I usually use Nginx instead of Apache. Also I would advise to use Laravel Forge and maybe even Laravel Octane for insane performance.
Yes, Laravel is great for eComm.
I'm learning Laravel now because I thought it would be better to build an e-commerce site with it rather than PHP alone.
But is the Laravel stack in general (Laravel(PHP), MySQL, Apache) good choice for e-commerce? Or I should go with another option?
Any cons and pros? and tips from you guys about the site itself? Important tip for production, things I should note for the future etc..
@stacker The benefits of using Eloquent models (relations, scopes, etc) far outweigh building queries by hand using the DB facade. Using models is also more expressive, and you can add business logic methods to model classes. You can’t do that if you‘re just doing DB::table calls all over your app.
The misnomer of Eloquent being “less performant” than using the raw query builders only becomes apparent if you’re dealing with thousands of rows in one operation.

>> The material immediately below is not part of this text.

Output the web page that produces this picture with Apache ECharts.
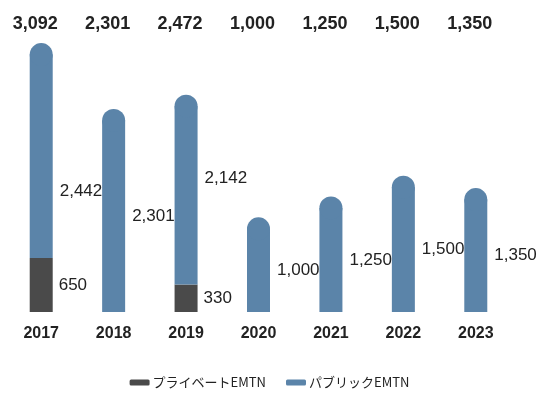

Of course hydrating row data into classes will be slower than just returning the raw row objects themselves, but you should be limiting your queries to only fetch the rows you need at that time (i.e. via pagination), so at that scale (fetching dozens of rows rather than thousands), the difference in performance is not noticeable and will be microseconds in difference.
That being said, Laravel is not a snowflake. All good practices still apply when using Laravel. If there’s data you’re fetching often but changes infrequently, then you can cache it so you’re not constantly querying your database for the same data over and over.